## Written request
Your output is the lines from the first one to the one containing "plt.rcParams['font.family'] = ['Liberation", repeated exactly, with images left out.

## Entries supplied
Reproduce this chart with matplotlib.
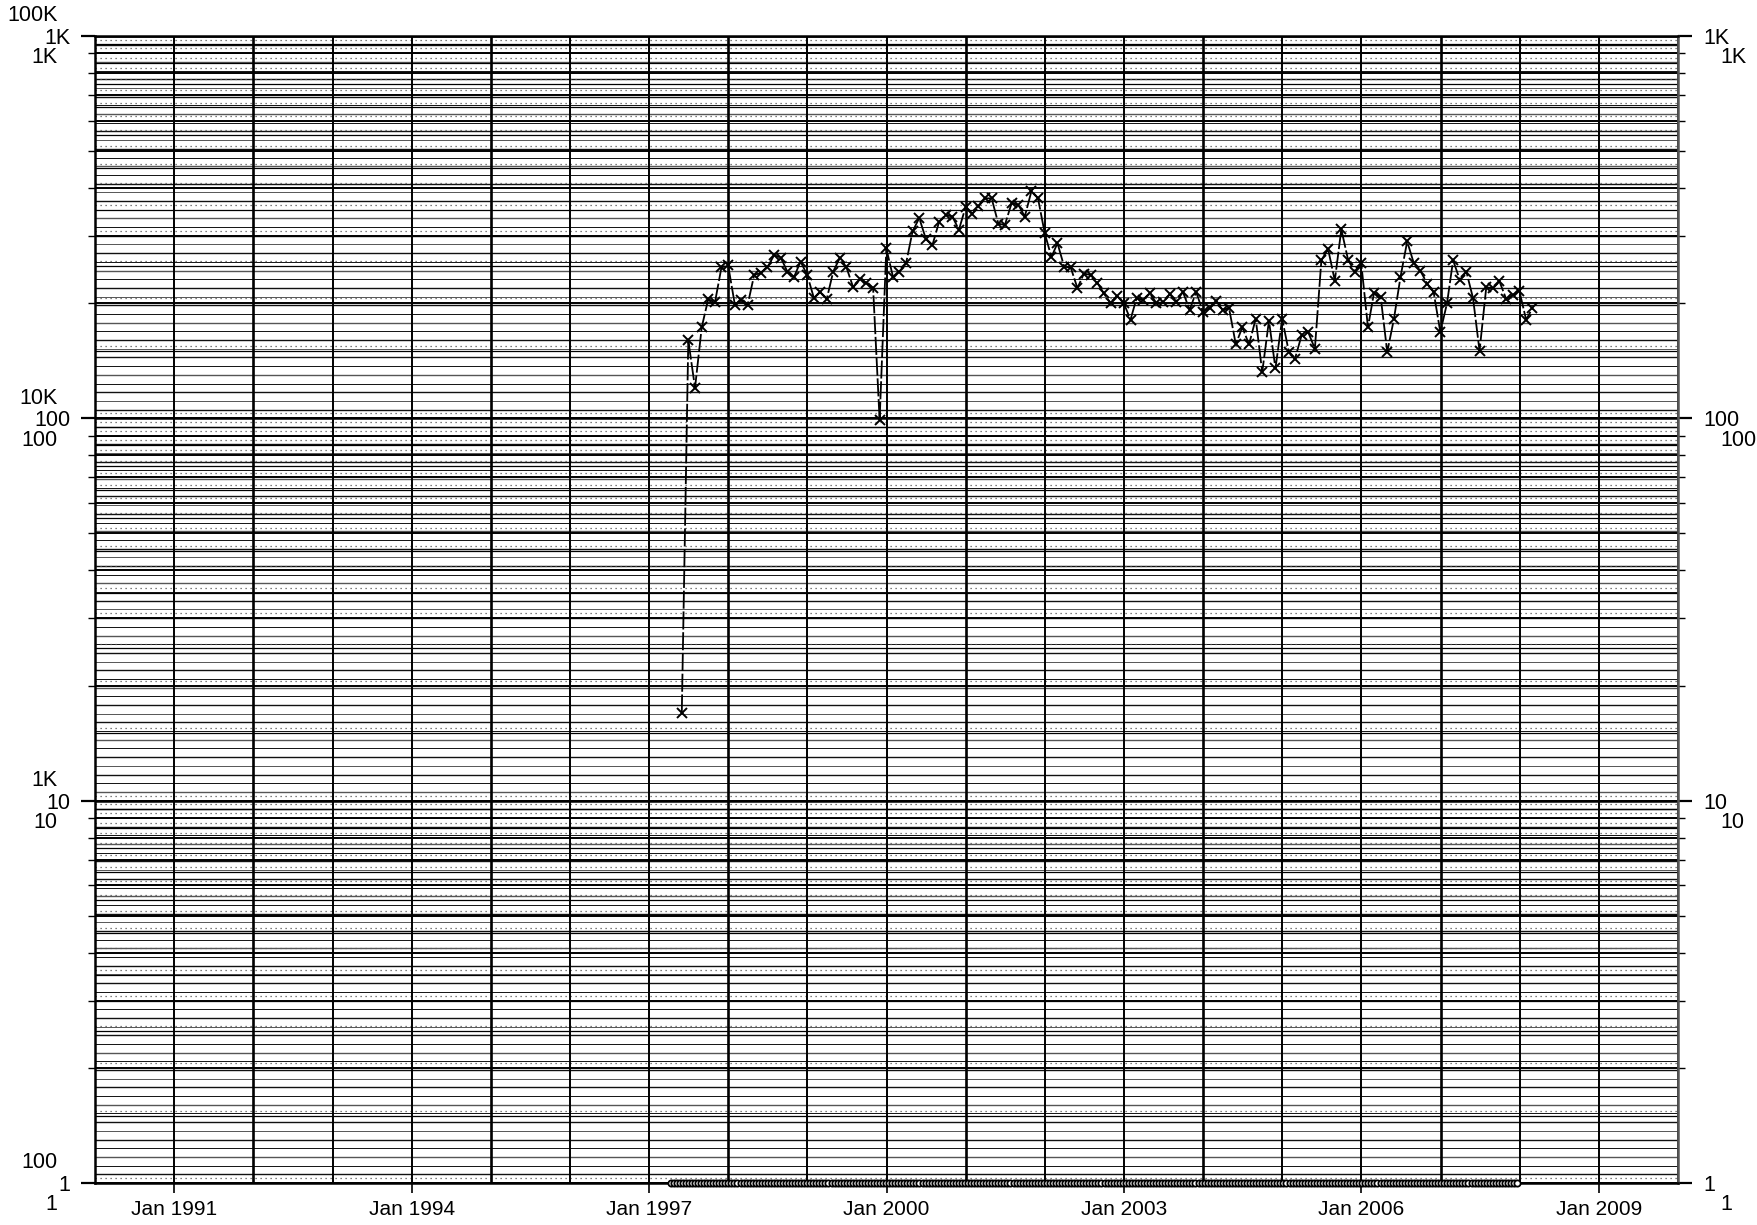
import numpy as np
import pandas as pd
import matplotlib
matplotlib.use("Agg")
import matplotlib.pyplot as plt
from matplotlib import ticker
from matplotlib.transforms import offset_copy

plt.rcParams['font.family'] = ['Liberation Sans', 'DejaVu Sans']

# monthly series, first point end of May 1997
series_start = '1997-05-31'
series_values = [
    17, 160, 120, 173, 205, 201, 248, 251,
    198, 204, 198, 237, 240, 248, 267, 263, 242, 234, 257, 237,
    206, 214, 205, 242, 263, 248, 220, 231, 226, 219, 99, 278,
    234, 242, 254, 308, 334, 295, 284, 327, 340, 337, 311, 357,
    343, 358, 376, 376, 323, 320, 365, 362, 337, 393, 376, 305,
    264, 287, 249, 248, 219, 239, 237, 226, 212, 200, 209, 200,
    181, 206, 204, 212, 200, 201, 211, 202, 214, 192, 214, 190,
    194, 203, 192, 194, 156, 173, 156, 182, 132, 180, 135, 182,
    149, 143, 165, 168, 152, 259, 277, 229, 312, 260, 242, 254,
    173, 213, 207, 149, 182, 234, 290, 254, 243, 225, 214, 168,
    200, 259, 230, 242, 206, 150, 220, 219, 228, 205, 210, 215,
    181, 194,
]

# series sitting on the floor of the log axis
floor_start = '1997-04-10'
floor_end = '2007-12-31'
floor_level = 1

x_ticks = ['1991-01-01', '1994-01-01', '1997-01-01', '2000-01-01',
           '2003-01-01', '2006-01-01', '2009-01-01']
x_tick_labels = ['Jan 1991', 'Jan 1994', 'Jan 1997', 'Jan 2000',
                 'Jan 2003', 'Jan 2006', 'Jan 2009']
y_ticks = [1, 10, 100, 1000]
y_labels = ['1', '10', '100', '1K']
y_labels_low = ['1', '10', '100', '1K']
y_labels_high = ['100', '1K', '10K', '100K']

series_dates = pd.date_range(series_start, periods=len(series_values), freq='ME')
floor_dates = pd.date_range(floor_start, floor_end, freq='14D')
floor_values = np.full(len(floor_dates), floor_level)

fig = plt.figure(figsize=(17.58, 12.25), dpi=100)
ax = fig.add_axes([95.3 / 1758, 1 - 1183 / 1225, (1678 - 95.3) / 1758, (1183 - 35.9) / 1225])
ax.set_yscale('log')
ax.set_ylim(1, 1000)
ax.set_xlim(pd.Timestamp('1990-01-01'), pd.Timestamp('2010-01-01'))

# dense horizontal rules
log_rules = 10 ** np.arange(0, 3, 1 / 44)
for k, v in enumerate(log_rules):
    ax.axhline(v, color='#111111' if k % 3 else '#555555', lw=1.0 if k % 2 else 0.7, zorder=1)
for d in [1, 10, 100]:
    for k, m in enumerate(np.arange(1, 10, 0.5)):
        ax.axhline(d * m, color='black', lw=1.4 if k % 2 == 0 else 0.9, zorder=1)
        ax.axhline(d * m * 1.03, color='#555555', lw=0.9, ls=(0, (1, 3)), zorder=1)
for v in y_ticks:
    ax.axhline(v, color='black', lw=1.8, zorder=1)

# yearly verticals
for yr in range(1990, 2011):
    ax.axvline(pd.Timestamp(f'{yr}-01-01'), color='black',
               lw=1.9 if yr % 3 == 0 else 1.4, zorder=2)

ax.plot(series_dates, series_values, color='black', lw=1.3, ls=(0, (10, 1.5)),
        marker='x', markersize=6.5, markeredgewidth=1.4, zorder=4)
ax.plot(floor_dates, floor_values, color='black', lw=0.8, marker='o',
        markersize=4.5, markerfacecolor='white', markeredgewidth=1.3,
        clip_on=False, zorder=4)

ax.set_xticks([pd.Timestamp(t) for t in x_ticks], labels=x_tick_labels, fontsize=15)
ax.tick_params(axis='x', length=7, width=1.2, pad=5)

ax.yaxis.set_major_locator(ticker.FixedLocator(y_ticks))
ax.yaxis.set_major_formatter(ticker.FixedFormatter(y_labels))
ax.yaxis.set_minor_locator(ticker.LogLocator(base=10, subs=np.arange(2, 10)))
ax.yaxis.set_minor_formatter(ticker.NullFormatter())
ax.tick_params(axis='y', which='major', length=10, width=1.6, pad=8,
               labelsize=15.5, left=True, right=True, labelright=True)
ax.tick_params(axis='y', which='minor', length=5, width=1.0, left=True, right=True)

# offset label sets from the overlaid scales
ytr = ax.get_yaxis_transform()
low_tr = offset_copy(ytr, fig=fig, x=-38, y=-22, units='dots')
high_tr = offset_copy(ytr, fig=fig, x=-38, y=20, units='dots')
right_low_tr = offset_copy(ytr, fig=fig, x=42, y=-22, units='dots')
for v, lo, hi in zip(y_ticks, y_labels_low, y_labels_high):
    ax.text(0, v, lo, transform=low_tr, ha='right', va='center', fontsize=15.5, clip_on=False)
    ax.text(0, v, hi, transform=high_tr, ha='right', va='center', fontsize=15.5, clip_on=False)
    ax.text(1, v, lo, transform=right_low_tr, ha='left', va='center', fontsize=15.5, clip_on=False)

for side in ['left', 'right', 'top', 'bottom']:
    ax.spines[side].set_linewidth(1.8)
ax.spines['right'].set_color('#555555')

fig.savefig('out.png', dpi=100)
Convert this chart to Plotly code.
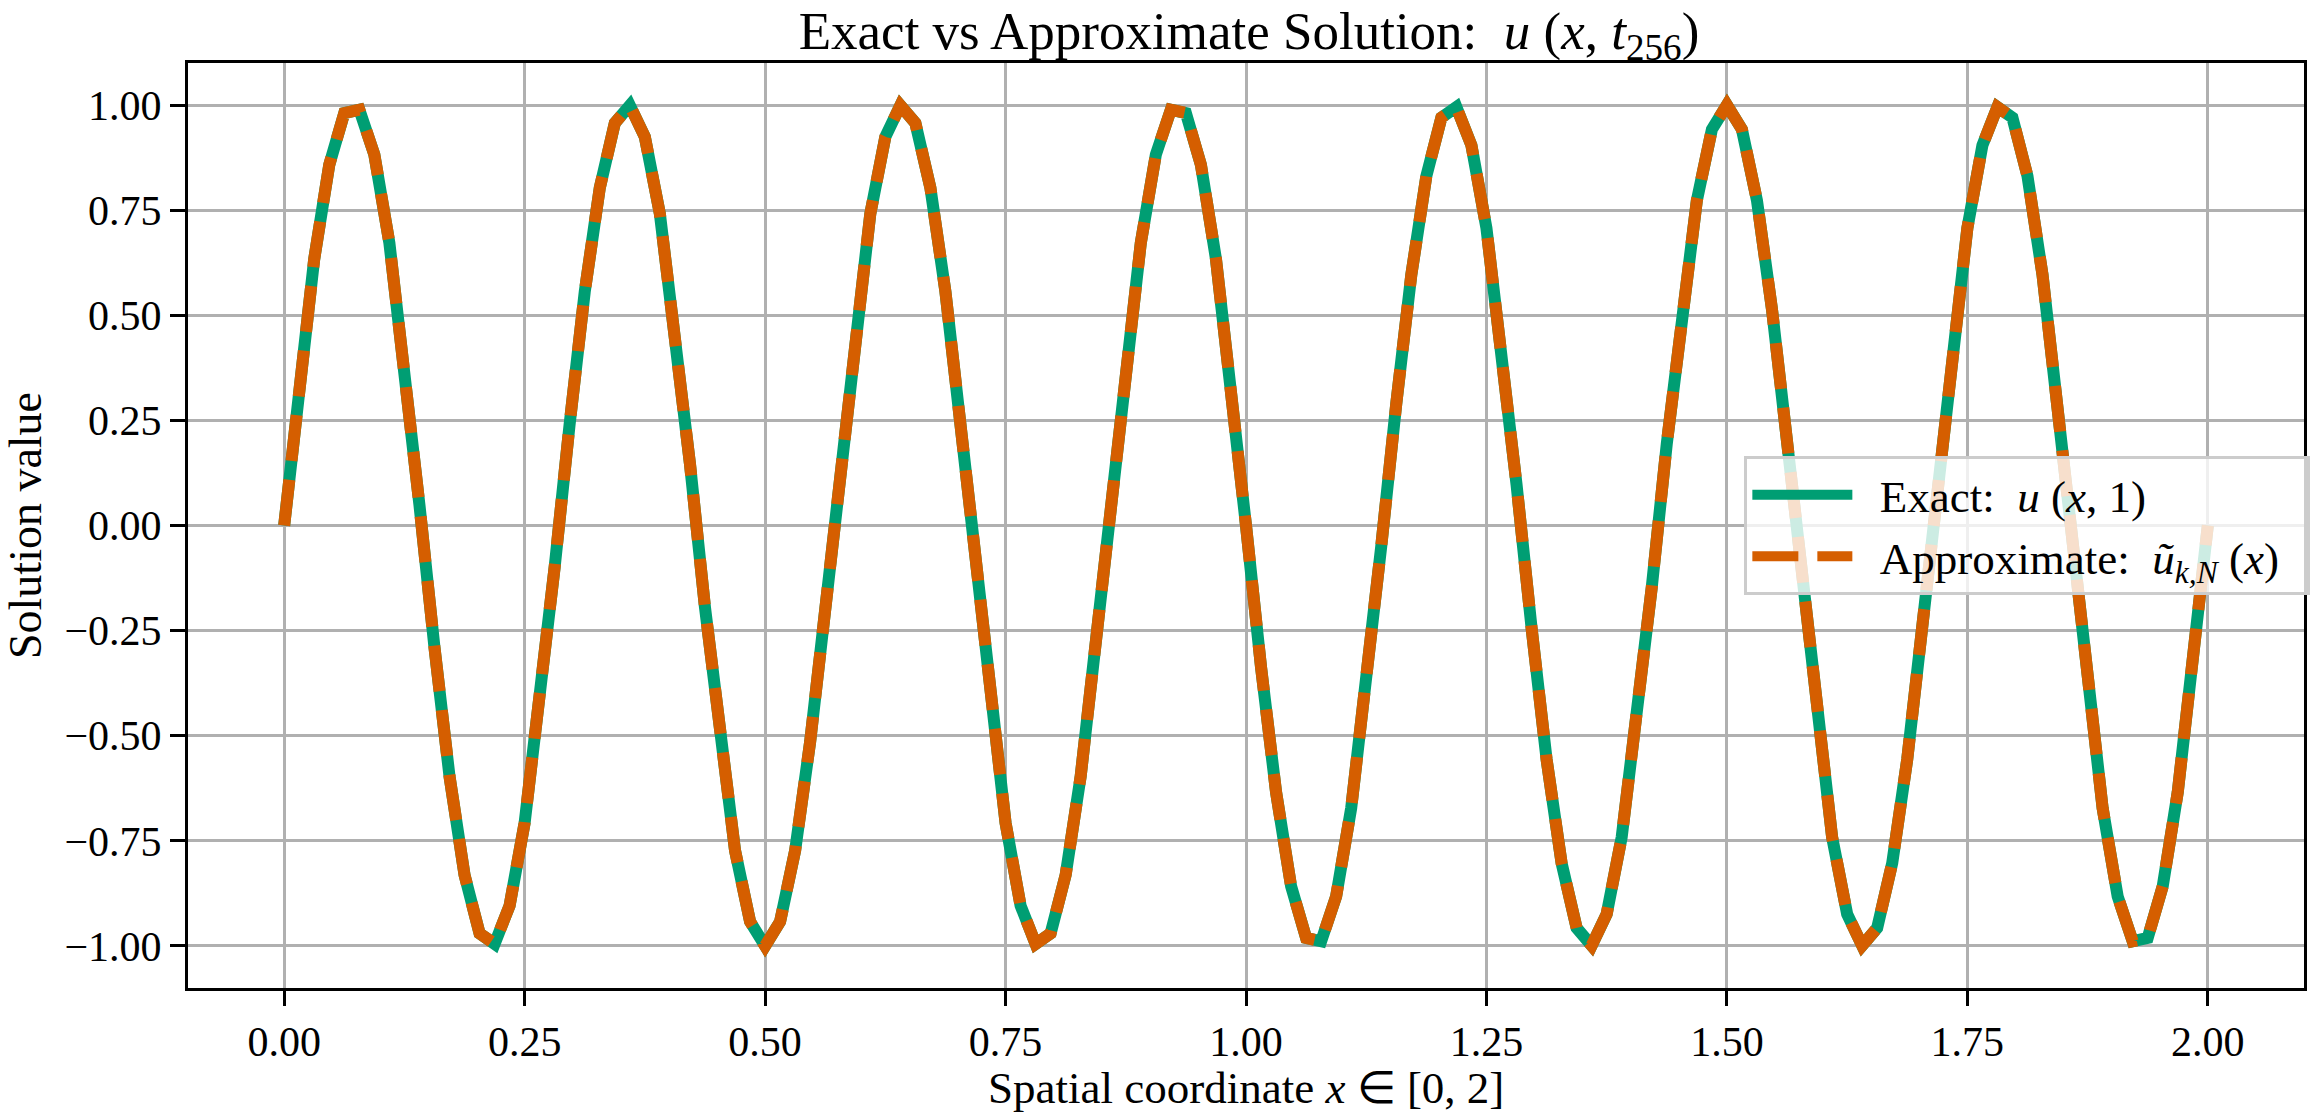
import numpy as np
import plotly.graph_objects as go

# spatial grid (129 evenly spaced samples on [0, 2])
x_vals = np.linspace(0.0, 2.0, 129)

u_exact = [
    0.000, 0.337, 0.634, 0.858, 0.981, 0.989, 0.882, 0.672, 0.383, 0.049,
    -0.290, -0.596, -0.831, -0.970, -0.995, -0.904, -0.707, -0.428, -0.098, 0.243,
    0.556, 0.803, 0.957, 0.999, 0.924, 0.741, 0.471, 0.147, -0.195, -0.514,
    -0.773, -0.942, -1.000, -0.942, -0.773, -0.514, -0.195, 0.147, 0.471, 0.741,
    0.924, 0.999, 0.957, 0.803, 0.556, 0.243, -0.098, -0.428, -0.707, -0.904,
    -0.995, -0.970, -0.831, -0.596, -0.290, 0.049, 0.383, 0.672, 0.882, 0.989,
    0.981, 0.858, 0.634, 0.337, 0.000,
    -0.337, -0.634, -0.858, -0.981, -0.989, -0.882, -0.672, -0.383, -0.049,
    0.290, 0.596, 0.831, 0.970, 0.995, 0.904, 0.707, 0.428, 0.098, -0.243,
    -0.556, -0.803, -0.957, -0.999, -0.924, -0.741, -0.471, -0.147, 0.195, 0.514,
    0.773, 0.942, 1.000, 0.942, 0.773, 0.514, 0.195, -0.147, -0.471, -0.741,
    -0.924, -0.999, -0.957, -0.803, -0.556, -0.243, 0.098, 0.428, 0.707, 0.904,
    0.995, 0.970, 0.831, 0.596, 0.290, -0.049, -0.383, -0.672, -0.882, -0.989,
    -0.981, -0.858, -0.634, -0.337, 0.000,
]

u_approx = list(u_exact)

x_ticks = [0.0, 0.25, 0.5, 0.75, 1.0, 1.25, 1.5, 1.75, 2.0]
y_ticks = [-1.0, -0.75, -0.5, -0.25, 0.0, 0.25, 0.5, 0.75, 1.0]

FONT = "Liberation Serif"
W, H = 2313, 1112
L, R, T, B = 188, 3, 63, 124
PLOT_H = H - T - B

fig = go.Figure()
fig.add_trace(go.Scatter(
    x=x_vals, y=u_exact, mode="lines",
    name="\u2002Exact:  <i>u</i> (<i>x</i>, 1)",
    line=dict(color="#009E73", width=12),
))
fig.add_trace(go.Scatter(
    x=x_vals, y=u_approx, mode="lines",
    name="\u2002Approximate:  <i>ũ</i><sub><i>k,N</i></sub> (<i>x</i>)\u2002",
    line=dict(color="#D55E00", width=12, dash="46px,19px"),
))

axis_common = dict(
    showline=True, linecolor="black", linewidth=3, mirror=True,
    ticks="outside", ticklen=15, tickwidth=3, tickcolor="black",
    showgrid=True, gridcolor="#b0b0b0", gridwidth=3,
    zeroline=False, tickfont=dict(family=FONT, size=42, color="black"),
    tickformat=".2f", automargin=False,
)

fig.update_layout(
    width=W, height=H,
    margin=dict(l=L, r=R, t=T, b=B),
    paper_bgcolor="white", plot_bgcolor="white",
    font=dict(family=FONT, size=42, color="black"),
    title=dict(
        text="Exact vs Approximate Solution:  <i>u</i> (<i>x</i>, <i>t</i><sub>256</sub>)",
        x=(L + (W - R - L) / 2) / W, xanchor="center",
        y=1 - 30 / H, yanchor="middle",
        font=dict(family=FONT, size=53, color="black"),
    ),
    xaxis=dict(range=[-0.1, 2.1], tickvals=x_ticks, **axis_common),
    yaxis=dict(
        range=[-1.1, 1.1], tickvals=y_ticks,
        title=dict(text="Solution value",
                   font=dict(family=FONT, size=46), standoff=12),
        **axis_common,
    ),
    legend=dict(
        x=1.003, xanchor="right", y=0.5, yanchor="middle",
        bgcolor="rgba(255,255,255,0.8)", bordercolor="#cccccc", borderwidth=3,
        font=dict(family=FONT, size=45, color="black"),
        itemwidth=100, tracegroupgap=0,
    ),
    showlegend=True,
    annotations=[dict(
        text="Spatial coordinate <i>x</i> ∈ [0, 2]",
        xref="paper", yref="paper", x=0.5, y=-(1088 - (H - B)) / PLOT_H,
        xanchor="center", yanchor="middle", showarrow=False,
        font=dict(family=FONT, size=45, color="black"),
    )],
)

fig.write_html("out.html")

## Solution to this task
Reproduce this chart with matplotlib.
import numpy as np
import pandas as pd
import matplotlib
matplotlib.use("Agg")
import matplotlib.pyplot as plt
from matplotlib import ticker
from matplotlib.transforms import offset_copy

plt.rcParams['font.family'] = ['Liberation Sans', 'DejaVu Sans']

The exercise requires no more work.